WHAT TO PRODUCE
Transcribe the whole listing without a single picture.

━━━ DATA EXTRACT ━━━

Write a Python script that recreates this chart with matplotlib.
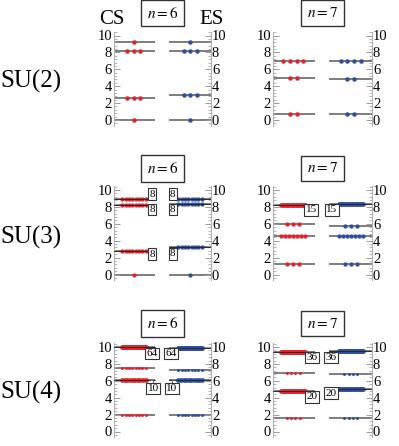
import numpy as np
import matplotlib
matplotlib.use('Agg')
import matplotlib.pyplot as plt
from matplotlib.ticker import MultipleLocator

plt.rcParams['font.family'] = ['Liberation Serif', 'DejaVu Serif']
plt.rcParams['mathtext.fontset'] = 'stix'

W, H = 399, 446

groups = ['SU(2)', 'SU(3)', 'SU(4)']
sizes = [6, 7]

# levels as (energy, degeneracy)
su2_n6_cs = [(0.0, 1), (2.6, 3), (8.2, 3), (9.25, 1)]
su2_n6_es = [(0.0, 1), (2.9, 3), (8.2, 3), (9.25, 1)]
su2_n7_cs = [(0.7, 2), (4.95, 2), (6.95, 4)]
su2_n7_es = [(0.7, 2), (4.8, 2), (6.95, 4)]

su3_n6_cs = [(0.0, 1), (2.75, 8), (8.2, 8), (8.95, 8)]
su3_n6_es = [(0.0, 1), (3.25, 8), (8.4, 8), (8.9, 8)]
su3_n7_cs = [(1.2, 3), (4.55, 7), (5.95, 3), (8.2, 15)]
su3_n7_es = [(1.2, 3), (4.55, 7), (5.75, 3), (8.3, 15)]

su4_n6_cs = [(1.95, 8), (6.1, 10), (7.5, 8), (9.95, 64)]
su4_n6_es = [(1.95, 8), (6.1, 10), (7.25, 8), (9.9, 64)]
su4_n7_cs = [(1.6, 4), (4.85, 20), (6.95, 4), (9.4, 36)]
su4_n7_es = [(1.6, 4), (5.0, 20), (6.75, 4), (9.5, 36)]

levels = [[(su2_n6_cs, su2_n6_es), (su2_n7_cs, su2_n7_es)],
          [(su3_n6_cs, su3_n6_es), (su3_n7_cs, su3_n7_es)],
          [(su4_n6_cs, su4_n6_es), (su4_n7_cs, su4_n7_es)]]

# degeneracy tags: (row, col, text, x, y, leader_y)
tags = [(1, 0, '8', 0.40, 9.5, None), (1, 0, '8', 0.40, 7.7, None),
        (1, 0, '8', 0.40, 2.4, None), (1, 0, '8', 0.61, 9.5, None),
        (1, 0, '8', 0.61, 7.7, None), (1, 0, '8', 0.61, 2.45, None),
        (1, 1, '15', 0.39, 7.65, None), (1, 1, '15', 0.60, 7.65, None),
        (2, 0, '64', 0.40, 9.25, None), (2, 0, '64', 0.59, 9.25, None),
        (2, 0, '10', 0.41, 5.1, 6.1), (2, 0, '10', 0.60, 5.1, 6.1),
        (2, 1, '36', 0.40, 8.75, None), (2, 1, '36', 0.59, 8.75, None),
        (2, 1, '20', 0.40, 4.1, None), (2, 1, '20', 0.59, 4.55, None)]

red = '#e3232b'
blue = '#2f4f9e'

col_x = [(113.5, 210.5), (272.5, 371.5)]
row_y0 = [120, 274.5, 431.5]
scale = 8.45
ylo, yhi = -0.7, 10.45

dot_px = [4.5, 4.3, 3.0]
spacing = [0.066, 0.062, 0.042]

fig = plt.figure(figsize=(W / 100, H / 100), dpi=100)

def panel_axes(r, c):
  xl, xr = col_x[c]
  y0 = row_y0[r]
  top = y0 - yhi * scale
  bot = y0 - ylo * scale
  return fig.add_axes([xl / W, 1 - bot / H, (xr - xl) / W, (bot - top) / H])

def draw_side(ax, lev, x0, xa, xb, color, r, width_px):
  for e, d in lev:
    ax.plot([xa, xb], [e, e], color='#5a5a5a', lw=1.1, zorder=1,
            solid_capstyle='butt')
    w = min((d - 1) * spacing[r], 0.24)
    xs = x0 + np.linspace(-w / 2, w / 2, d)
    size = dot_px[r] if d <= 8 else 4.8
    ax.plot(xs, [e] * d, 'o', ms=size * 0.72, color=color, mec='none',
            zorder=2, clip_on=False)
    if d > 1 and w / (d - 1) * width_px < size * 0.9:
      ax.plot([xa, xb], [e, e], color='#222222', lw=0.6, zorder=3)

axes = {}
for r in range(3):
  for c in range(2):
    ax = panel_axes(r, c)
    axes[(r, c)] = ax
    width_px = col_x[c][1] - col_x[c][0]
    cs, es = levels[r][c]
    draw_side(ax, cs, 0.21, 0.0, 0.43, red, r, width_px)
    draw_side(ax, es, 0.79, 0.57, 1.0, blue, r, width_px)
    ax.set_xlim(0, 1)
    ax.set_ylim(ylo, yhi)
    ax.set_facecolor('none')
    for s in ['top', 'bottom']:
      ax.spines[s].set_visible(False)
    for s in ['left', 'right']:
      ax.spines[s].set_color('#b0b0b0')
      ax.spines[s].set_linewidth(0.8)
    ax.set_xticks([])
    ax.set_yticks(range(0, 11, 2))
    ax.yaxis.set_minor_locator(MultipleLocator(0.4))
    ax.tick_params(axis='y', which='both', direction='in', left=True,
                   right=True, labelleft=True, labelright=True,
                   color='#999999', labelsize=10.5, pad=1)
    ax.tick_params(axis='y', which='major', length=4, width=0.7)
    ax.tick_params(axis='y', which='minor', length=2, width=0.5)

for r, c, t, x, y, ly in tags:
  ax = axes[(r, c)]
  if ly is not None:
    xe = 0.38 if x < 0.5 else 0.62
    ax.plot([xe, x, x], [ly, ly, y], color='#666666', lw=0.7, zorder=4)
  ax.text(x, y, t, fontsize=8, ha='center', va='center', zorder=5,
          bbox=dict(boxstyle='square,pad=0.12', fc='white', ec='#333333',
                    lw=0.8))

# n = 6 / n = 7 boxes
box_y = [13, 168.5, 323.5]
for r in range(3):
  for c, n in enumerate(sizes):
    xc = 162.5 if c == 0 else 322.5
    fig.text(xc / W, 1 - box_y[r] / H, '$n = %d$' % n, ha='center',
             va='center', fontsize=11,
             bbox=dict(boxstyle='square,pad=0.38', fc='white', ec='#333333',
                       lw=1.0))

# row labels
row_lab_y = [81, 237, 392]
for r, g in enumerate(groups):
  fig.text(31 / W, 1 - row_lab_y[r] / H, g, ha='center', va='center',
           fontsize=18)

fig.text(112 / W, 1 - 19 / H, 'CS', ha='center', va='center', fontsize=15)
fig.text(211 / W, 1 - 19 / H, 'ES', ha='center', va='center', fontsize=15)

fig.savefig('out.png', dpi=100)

━━━

COMPLETED TASK
Write a Python script that recreates this chart with matplotlib.
import numpy as np
import matplotlib
matplotlib.use('Agg')
import matplotlib.pyplot as plt
from matplotlib.ticker import MultipleLocator

plt.rcParams['font.family'] = ['Liberation Serif', 'DejaVu Serif']
plt.rcParams['mathtext.fontset'] = 'stix'

W, H = 399, 446

groups = ['SU(2)', 'SU(3)', 'SU(4)']
sizes = [6, 7]

# levels as (energy, degeneracy)
su2_n6_cs = [(0.0, 1), (2.6, 3), (8.2, 3), (9.25, 1)]
su2_n6_es = [(0.0, 1), (2.9, 3), (8.2, 3), (9.25, 1)]
su2_n7_cs = [(0.7, 2), (4.95, 2), (6.95, 4)]
su2_n7_es = [(0.7, 2), (4.8, 2), (6.95, 4)]

su3_n6_cs = [(0.0, 1), (2.75, 8), (8.2, 8), (8.95, 8)]
su3_n6_es = [(0.0, 1), (3.25, 8), (8.4, 8), (8.9, 8)]
su3_n7_cs = [(1.2, 3), (4.55, 7), (5.95, 3), (8.2, 15)]
su3_n7_es = [(1.2, 3), (4.55, 7), (5.75, 3), (8.3, 15)]

su4_n6_cs = [(1.95, 8), (6.1, 10), (7.5, 8), (9.95, 64)]
su4_n6_es = [(1.95, 8), (6.1, 10), (7.25, 8), (9.9, 64)]
su4_n7_cs = [(1.6, 4), (4.85, 20), (6.95, 4), (9.4, 36)]
su4_n7_es = [(1.6, 4), (5.0, 20), (6.75, 4), (9.5, 36)]

levels = [[(su2_n6_cs, su2_n6_es), (su2_n7_cs, su2_n7_es)],
          [(su3_n6_cs, su3_n6_es), (su3_n7_cs, su3_n7_es)],
          [(su4_n6_cs, su4_n6_es), (su4_n7_cs, su4_n7_es)]]

# degeneracy tags: (row, col, text, x, y, leader_y)
tags = [(1, 0, '8', 0.40, 9.5, None), (1, 0, '8', 0.40, 7.7, None),
        (1, 0, '8', 0.40, 2.4, None), (1, 0, '8', 0.61, 9.5, None),
        (1, 0, '8', 0.61, 7.7, None), (1, 0, '8', 0.61, 2.45, None),
        (1, 1, '15', 0.39, 7.65, None), (1, 1, '15', 0.60, 7.65, None),
        (2, 0, '64', 0.40, 9.25, None), (2, 0, '64', 0.59, 9.25, None),
        (2, 0, '10', 0.41, 5.1, 6.1), (2, 0, '10', 0.60, 5.1, 6.1),
        (2, 1, '36', 0.40, 8.75, None), (2, 1, '36', 0.59, 8.75, None),
        (2, 1, '20', 0.40, 4.1, None), (2, 1, '20', 0.59, 4.55, None)]

red = '#e3232b'
blue = '#2f4f9e'

col_x = [(113.5, 210.5), (272.5, 371.5)]
row_y0 = [120, 274.5, 431.5]
scale = 8.45
ylo, yhi = -0.7, 10.45

dot_px = [4.5, 4.3, 3.0]
spacing = [0.066, 0.062, 0.042]

fig = plt.figure(figsize=(W / 100, H / 100), dpi=100)

def panel_axes(r, c):
  xl, xr = col_x[c]
  y0 = row_y0[r]
  top = y0 - yhi * scale
  bot = y0 - ylo * scale
  return fig.add_axes([xl / W, 1 - bot / H, (xr - xl) / W, (bot - top) / H])

def draw_side(ax, lev, x0, xa, xb, color, r, width_px):
  for e, d in lev:
    ax.plot([xa, xb], [e, e], color='#5a5a5a', lw=1.1, zorder=1,
            solid_capstyle='butt')
    w = min((d - 1) * spacing[r], 0.24)
    xs = x0 + np.linspace(-w / 2, w / 2, d)
    size = dot_px[r] if d <= 8 else 4.8
    ax.plot(xs, [e] * d, 'o', ms=size * 0.72, color=color, mec='none',
            zorder=2, clip_on=False)
    if d > 1 and w / (d - 1) * width_px < size * 0.9:
      ax.plot([xa, xb], [e, e], color='#222222', lw=0.6, zorder=3)

axes = {}
for r in range(3):
  for c in range(2):
    ax = panel_axes(r, c)
    axes[(r, c)] = ax
    width_px = col_x[c][1] - col_x[c][0]
    cs, es = levels[r][c]
    draw_side(ax, cs, 0.21, 0.0, 0.43, red, r, width_px)
    draw_side(ax, es, 0.79, 0.57, 1.0, blue, r, width_px)
    ax.set_xlim(0, 1)
    ax.set_ylim(ylo, yhi)
    ax.set_facecolor('none')
    for s in ['top', 'bottom']:
      ax.spines[s].set_visible(False)
    for s in ['left', 'right']:
      ax.spines[s].set_color('#b0b0b0')
      ax.spines[s].set_linewidth(0.8)
    ax.set_xticks([])
    ax.set_yticks(range(0, 11, 2))
    ax.yaxis.set_minor_locator(MultipleLocator(0.4))
    ax.tick_params(axis='y', which='both', direction='in', left=True,
                   right=True, labelleft=True, labelright=True,
                   color='#999999', labelsize=10.5, pad=1)
    ax.tick_params(axis='y', which='major', length=4, width=0.7)
    ax.tick_params(axis='y', which='minor', length=2, width=0.5)

for r, c, t, x, y, ly in tags:
  ax = axes[(r, c)]
  if ly is not None:
    xe = 0.38 if x < 0.5 else 0.62
    ax.plot([xe, x, x], [ly, ly, y], color='#666666', lw=0.7, zorder=4)
  ax.text(x, y, t, fontsize=8, ha='center', va='center', zorder=5,
          bbox=dict(boxstyle='square,pad=0.12', fc='white', ec='#333333',
                    lw=0.8))

# n = 6 / n = 7 boxes
box_y = [13, 168.5, 323.5]
for r in range(3):
  for c, n in enumerate(sizes):
    xc = 162.5 if c == 0 else 322.5
    fig.text(xc / W, 1 - box_y[r] / H, '$n = %d$' % n, ha='center',
             va='center', fontsize=11,
             bbox=dict(boxstyle='square,pad=0.38', fc='white', ec='#333333',
                       lw=1.0))

# row labels
row_lab_y = [81, 237, 392]
for r, g in enumerate(groups):
  fig.text(31 / W, 1 - row_lab_y[r] / H, g, ha='center', va='center',
           fontsize=18)

fig.text(112 / W, 1 - 19 / H, 'CS', ha='center', va='center', fontsize=15)
fig.text(211 / W, 1 - 19 / H, 'ES', ha='center', va='center', fontsize=15)

fig.savefig('out.png', dpi=100)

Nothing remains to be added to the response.